His team were focused against their rivals from across the Kincardine Bridge as a dominant second half display secured three points.

Crawford's team began brightly too but, as the opening period wore on, the Bairns had opportunities themselves and had strong claims for a penalty waved away minutes before half-time.

Ben Hall's header from a corner appeared to strike Declan McManus' arm but, by and large, the Pars were solid defensively.

"I'm thankful that the board and chairman backed us to bring in what we brought in over the summer, but for as much as it's early days, I think you can with see Paul Watson and Euan Murray - I hate the word comfortable when you're talking about defenders - there's a connection there with them," Crawford continued.

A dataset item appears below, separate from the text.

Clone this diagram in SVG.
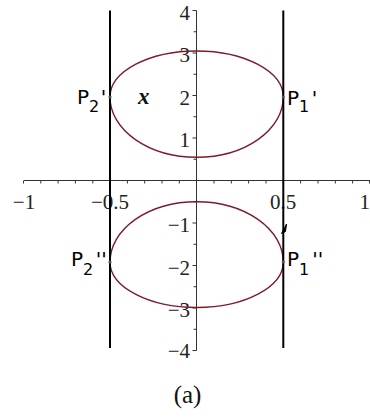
<svg xmlns="http://www.w3.org/2000/svg" width="370" height="418" viewBox="0 0 370 418">
<style>
.ax{stroke:#333;stroke-width:1;fill:none}
.tk{stroke:#333;stroke-width:1}
.vl{stroke:#000;stroke-width:2}
.cv{stroke:#7e1b2b;stroke-width:1.4;fill:none}
.num{font-family:"Liberation Serif","Times New Roman",serif;font-size:21px;fill:#222}
.ny{text-anchor:end}
.nx{text-anchor:middle}
.pl{font-family:"DejaVu Sans",Verdana,sans-serif;font-size:20px;fill:#000}
.sub{font-size:16px}
.xv{font-family:"Liberation Serif","Times New Roman",serif;font-size:23px;font-style:italic;font-weight:bold;fill:#111}
.cap{font-family:"Liberation Serif","Times New Roman",serif;font-size:25px;fill:#111;text-anchor:middle}
.dot{fill:#555}
</style>
<g id="axes">
<line class="ax" x1="24" y1="180.5" x2="370" y2="180.5"/>
<line class="ax" x1="196.5" y1="10.5" x2="196.5" y2="350.5"/>
<path class="tk" d="M23.5,180.5v3M40.8,180.5v3M58.1,180.5v3M75.4,180.5v3M92.8,180.5v3M110,180.5v3M127.4,180.5v3M144.7,180.5v3M162,180.5v3M179.3,180.5v3M214,180.5v3M231.3,180.5v3M248.6,180.5v3M266,180.5v3M283.3,180.5v3M300.6,180.5v3M318,180.5v3M335.3,180.5v3M352.6,180.5v3M369.5,180.5v3"/>
<path class="tk" d="M192.5,10.5h4M193.5,31.75h3M192.5,53h4M193.5,74.25h3M192.5,95.5h4M193.5,116.75h3M192.5,138h4M193.5,159.25h3M193.5,201.75h3M192.5,223h4M193.5,244.25h3M192.5,265.5h4M193.5,286.75h3M192.5,308h4M193.5,329.25h3M192.5,350.5h4"/>
</g>
<g id="axis-labels">
<text class="num ny" x="190" y="20">4</text>
<text class="num ny" x="190" y="62">3</text>
<text class="num ny" x="190" y="104.5">2</text>
<text class="num ny" x="190" y="147">1</text>
<text class="num ny" x="190" y="232">−1</text>
<text class="num ny" x="190" y="274.5">−2</text>
<text class="num ny" x="190" y="317">−3</text>
<text class="num ny" x="190" y="358">−4</text>
<text class="num nx" x="24" y="209">−1</text>
<text class="num nx" x="110" y="209">−0.5</text>
<text class="num nx" x="283" y="209">0.5</text>
<text class="num ny" x="370" y="209">1</text>
</g>
<g id="curve-upper">
<path class="cv" d="M110,97 A86.7,46 0 0 1 196.7,51 A86.6,46 0 0 1 283.3,97 A86.6,60.3 0 0 1 196.7,157.3 A86.7,60.3 0 0 1 110,97 Z"/>
</g>
<g id="curve-lower">
<path class="cv" d="M110,262 A86.7,60.3 0 0 1 196.7,201.7 A86.6,60.3 0 0 1 283.3,262 A86.6,45.5 0 0 1 196.7,307.5 A86.7,45.5 0 0 1 110,262 Z"/>
</g>
<g id="lines">
<line class="vl" x1="110" y1="10.5" x2="110" y2="348"/>
<line class="vl" x1="283.3" y1="10.5" x2="283.3" y2="348"/>
<path d="M286.5,224 L281.5,233.5 L285.5,231.5 Z" fill="#000" stroke="#000" stroke-width="1"/>
</g>
<g id="P2p">
<circle class="dot" cx="110" cy="97" r="1.6"/>
<text class="pl" x="77" y="104">P<tspan class="sub" dy="7.5">2</tspan><tspan dx="1.5" dy="-7.5">'</tspan></text>
</g>
<g id="P1p">
<circle class="dot" cx="283.3" cy="97" r="1.6"/>
<text class="pl" x="287" y="104.5">P<tspan class="sub" dy="7.5">1</tspan><tspan dx="2.5" dy="-7.5">'</tspan></text>
</g>
<g id="P2pp">
<circle class="dot" cx="110" cy="262" r="1.6"/>
<text class="pl" x="71" y="266">P<tspan class="sub" dy="8.5">2</tspan><tspan dx="2.5" dy="-8.5">''</tspan></text>
</g>
<g id="P1pp">
<circle class="dot" cx="283.3" cy="262" r="1.6"/>
<text class="pl" x="287" y="266">P<tspan class="sub" dy="8.5">1</tspan><tspan dx="3" dy="-8.5">''</tspan></text>
</g>
<g id="label-x">
<text class="xv" x="138" y="104">x</text>
</g>
<g id="caption">
<text class="cap" x="187.5" y="403">(a)</text>
</g>
</svg>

"There's the potential there for a good partnership.

"The pleasing thing for me was the 15 minutes leading up to half-time when Falkirk got into the game. We actually found a way of not conceding a goal and that's the pleasing thing as a manager - if you don't concede a goal, you've always got a chance of winning it, and that 15 minutes was the important one for me.

"We addressed a couple of wee things at half-time. We asked Declan to sit and play off the boy (Gary) Miller, and that allowed Steven Whittaker and Fraser Murray then to go man for man with their other two midfield players in the middle, and I thought Declan's link-up, awareness and managing to allow us to play on the front foot was exceptional.

"I thought we looked a threat all night from set plays and created a number of chances that we possibly could've scored more.

"We'll enjoy it. I think I was speaking to Euan Murray earlier in the week and I probably didn't enjoy the Dumbarton result the way that I should, and didn't allow the players to enjoy it, because we were in the next day, you're already talking about the Falkirk game, and you forget when you're on the coaching side that you've actually won a game of football, and it's our first game since March.

"Tonight, we're going to enjoy it, we're going to let them enjoy it, they'll be off tomorrow and I know what it means to the fans.

"I was lucky enough to play for the club and we had good days against Falkirk and we had bad days. It's a great way for the players to connect with the fans; they'll have seen it on telly tonight, but it's not getting carried away with ourselves.

"We'll enjoy it because sometimes it takes a while to play in games like this and you end up losing games, so it's very pleasing."

Falkirk co-manager, Lee Miller, felt his team performed well in the opening 45 minutes but rued the lack of a penalty being given their way.

"There were loads of positives," he said.

"I thought we were probably the better side in the first half, albeit we never scored when on top of the game, and that cost us.

"The (penalty) decision, I've not seen it back yet, but I've been told it's a clear penalty in the laws of the game. I thought it was a stonewall penalty from where I was standing. I was quite a distance away from it, but I think the linesman could've helped the referee out. Maybe he was blocked, I don't know, but it's one of those things that sometimes you get them, sometimes you don't.

"I think we created enough chances first half and I was pleased with the way we played; a lot of the patterns we've been working on in training, I thought we dominated large spells of the first half.

"Second half, a different story. We never quite dealt with set plays at all today. The boys know that, they're disappointed in there, as we are as a whole.

"We're disappointed with the result but at the end of the day it's our first competitive game and we need to shake it off and get on with it."